Husky Energy Inc. plans to keep cutting jobs after eliminating 1,400 positions, the most disclosed by a Canadian energy company in the oil-price slump.
Job cuts have represented 80 percent contractors and 20 percent employees and will continue, Husky said in a statement Friday, reporting its biggest-ever quarterly loss. The Canadian producer and refiner controlled by Hong Kong billionaire Li Ka- Shing also outlined plans to pay its dividend in stock, consider asset sales and extend a companywide salary freeze started at the end of 2014. The shares fell 5.5 percent to C$19.16 at 9:36 a.m. in Toronto.
Energy companies are eliminating workers, shelving projects and selling assets to withstand a rout in oil prices that has extended 16 months. Husky disclosed the job cuts following reductions by other Canadian producers this week, including Athabasca Oil Corp., Devon Energy Corp. and Meg Energy Corp. Suncor Energy Inc., Canada’s biggest oil producer, said in July that it had cut about 1,300 workers, making Husky’s total the largest disclosed to date.

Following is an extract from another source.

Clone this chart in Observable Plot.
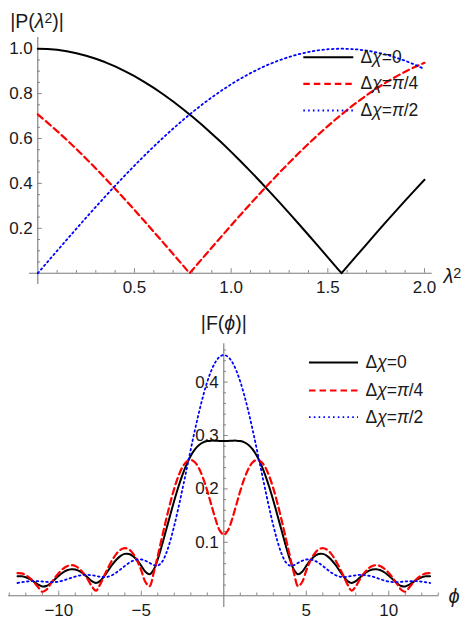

“It is evident that the global oil dynamic has experienced a fundamental shift, driven by the resilience in supply,” Husky Chief Executive Officer Asim Ghosh said in the release. “We are fortifying the business for today and for the long term.”
The nation’s energy industry has shed at least 36,000 positions in the downturn, according to an estimate earlier this month by the Canadian Association of Petroleum Producers.
Husky, based in Calgary, posted a loss of C$4.09 billion ($3.11 billion) in the third quarter, compared with a profit of C$571 million in the same period last year, after taking charges and impairments including a writedown in the value of oil and gas assets in Western Canada due to a lower long-term price outlook. U.S. crude is trading below $50 a barrel, down more than half from its peak in June 2014.
The company said it may divest of certain oil and natural gas properties outside its heavy crude and oil-sands businesses in Western Canada and is assessing whether to sell third-party royalty interests representing the equivalent of 2,000 barrels of oil a day.
Husky plans to lower the amount of capital it spends on sustaining operations by 15 to 20 percent next year, to a range of C$2.4 billion to C$2.6 billion. The company has cut almost C$600 million in supply and procurement costs in 2015.
In another move to preserve cash, Husky will pay its quarterly dividend in shares starting in January. This allows the company to keep paying a dividend while also giving it financial flexibility, according to the statement.
Husky shares are expected to lag behind peers Friday because of mixed quarterly results, the plan to pay the dividend in stock and the potential to sell assets, Greg Pardy, an analyst at RBC Dominion Securities Inc. in Toronto, wrote in a note.